The Whig ministry of Lord Melbourne was in office when Victoria came to the throne, and, in the main, the Whigs or Liberals remained the leading party till 1874. The Conservatives won in the elections of 1841, and Peel was prime minister till 1846. His advocacy of free trade, however, divided the Conservative party into the protectionist or old Conservatives, led by Derby and Disraeli, and the free trade or liberal Conservatives, led by Aberdeen and Gladstone. This break in the party gave power into the hands of the Liberals, under Lord John Russell, in 1847; but disputes between Russell and Palmerston, the foreign minister, weakened their control, and in 1852 the Conservatives returned to power for a brief space, with Derby as the head of the government. In 1853, however, the free trade Conservatives joined the Liberals, overthrew Derby, and placed in power a Liberal ministry under Aberdeen. This government remained in control till 1855, when Aberdeen resigned, owing to the discontent aroused by his unsatisfactory conduct of the Crimean war, and Palmerston took his place with another Liberal ministry. Foreign troubles drove Palmerston from office, and a short Derby-Disraeli ministry marked the supremacy of the Conservatives in 1858-1859. Palmerston regained power in 1859 and retained it till his death in 1865, when Russell became minister for a year. With the alternating ministries, first of Disraeli (1866-1868, 1875-1880) and Gladstone (1869-1874, 1885), then of Gladstone (January-July, 1886, 1892-1894) and Salisbury (1885-1886, 1886-1892, 1894- 1902), a new party era began, and new issues and new programmes came to the front.

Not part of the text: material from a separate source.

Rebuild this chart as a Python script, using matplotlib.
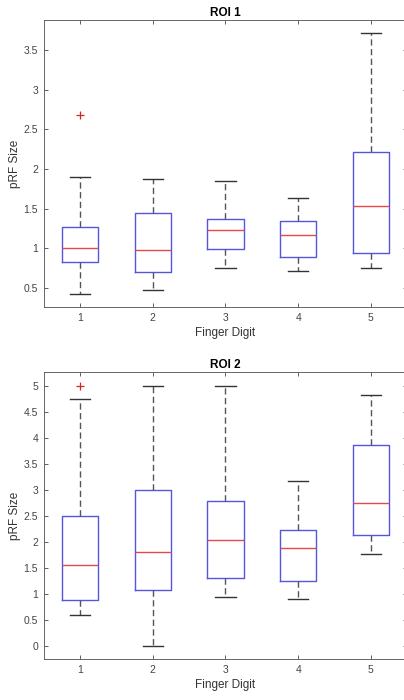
import matplotlib
matplotlib.use("Agg")
import matplotlib.pyplot as plt

# Finger digits on x axis
digits = [1, 2, 3, 4, 5]

# ROI 1 box summary values
roi1_whislo = [0.42, 0.48, 0.75, 0.72, 0.75]
roi1_q1 = [0.83, 0.70, 0.99, 0.89, 0.94]
roi1_med = [1.00, 0.98, 1.23, 1.17, 1.53]
roi1_q3 = [1.27, 1.45, 1.37, 1.35, 2.21]
roi1_whishi = [1.90, 1.88, 1.85, 1.64, 3.71]
roi1_fliers = [[2.68], [], [], [], []]

# ROI 2 box summary values
roi2_whislo = [0.60, 0.00, 0.94, 0.90, 1.77]
roi2_q1 = [0.88, 1.07, 1.30, 1.25, 2.13]
roi2_med = [1.55, 1.80, 2.03, 1.89, 2.74]
roi2_q3 = [2.50, 3.00, 2.79, 2.23, 3.86]
roi2_whishi = [4.75, 5.00, 5.00, 3.17, 4.81]
roi2_fliers = [[5.0], [], [], [], []]

plt.rcParams["font.family"] = ["Liberation Sans", "DejaVu Sans"]

fig = plt.figure(figsize=(4.04, 7.0), dpi=100)
ax1 = fig.add_axes([0.108, 0.5614, 0.900, 0.41])
ax2 = fig.add_axes([0.108, 0.0586, 0.900, 0.41])


def make_stats(lo, q1, med, q3, hi, fl):
    stats = []
    for i in range(len(digits)):
        stats.append({"whislo": lo[i], "q1": q1[i], "med": med[i],
                      "q3": q3[i], "whishi": hi[i], "fliers": fl[i]})
    return stats


def draw(ax, stats, title, ylim, yticks):
    ax.bxp(stats, positions=digits, widths=0.5, capwidths=0.28,
           boxprops=dict(color="#5555dd", linewidth=1.0),
           medianprops=dict(color="#e84848", linewidth=1.0),
           whiskerprops=dict(color="#555555", linewidth=1.0, linestyle=(0, (4.5, 2.5))),
           capprops=dict(color="#333333", linewidth=1.0),
           flierprops=dict(marker="+", markeredgecolor="#dd2222", markersize=6,
                           markeredgewidth=0.9))
    ax.set_xlim(0.5, 5.5)
    ax.set_ylim(*ylim)
    ax.set_yticks(yticks)
    ax.set_yticklabels([("%g" % t) for t in yticks])
    ax.set_xticks(digits)
    ax.set_xticklabels([str(d) for d in digits])
    ax.tick_params(direction="in", top=True, right=True, length=3, pad=4,
                   labelsize=7.5, colors="#444444", width=0.6)
    for s in ax.spines.values():
        s.set_color("#666666")
        s.set_linewidth(0.7)
    ax.set_title(title, fontsize=8.5, fontweight="bold", pad=3)
    ax.set_xlabel("Finger Digit", fontsize=8.5, color="#333333", labelpad=3)
    ax.set_ylabel("pRF Size", fontsize=8.5, color="#333333", labelpad=1.5)


draw(ax1, make_stats(roi1_whislo, roi1_q1, roi1_med, roi1_q3, roi1_whishi, roi1_fliers),
     "ROI 1", (0.26, 3.88), [0.5, 1, 1.5, 2, 2.5, 3, 3.5])
draw(ax2, make_stats(roi2_whislo, roi2_q1, roi2_med, roi2_q3, roi2_whishi, roi2_fliers),
     "ROI 2", (-0.25, 5.26), [0, 0.5, 1, 1.5, 2, 2.5, 3, 3.5, 4, 4.5, 5])

fig.savefig("out.png", dpi=100)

After 1841, cabinet and parliamentary government became firmly established. The queen gave up all right of appointing ministries and always selected the man who could command a majority in the House of Commons. She demanded, however, that her ministers keep her fully informed of all that was being done, and that they should not change a measure after it had received the royal sanction. The rise of the prime minister within the cabinet gave -unity to the entire cabinet, which thenceforth was invariably selected from one party and always resigned as a whole when the majority was against it. When supported by a majority in the House of Commons, the ministry wielded practically absolute power, and the prime minister was the head of the government.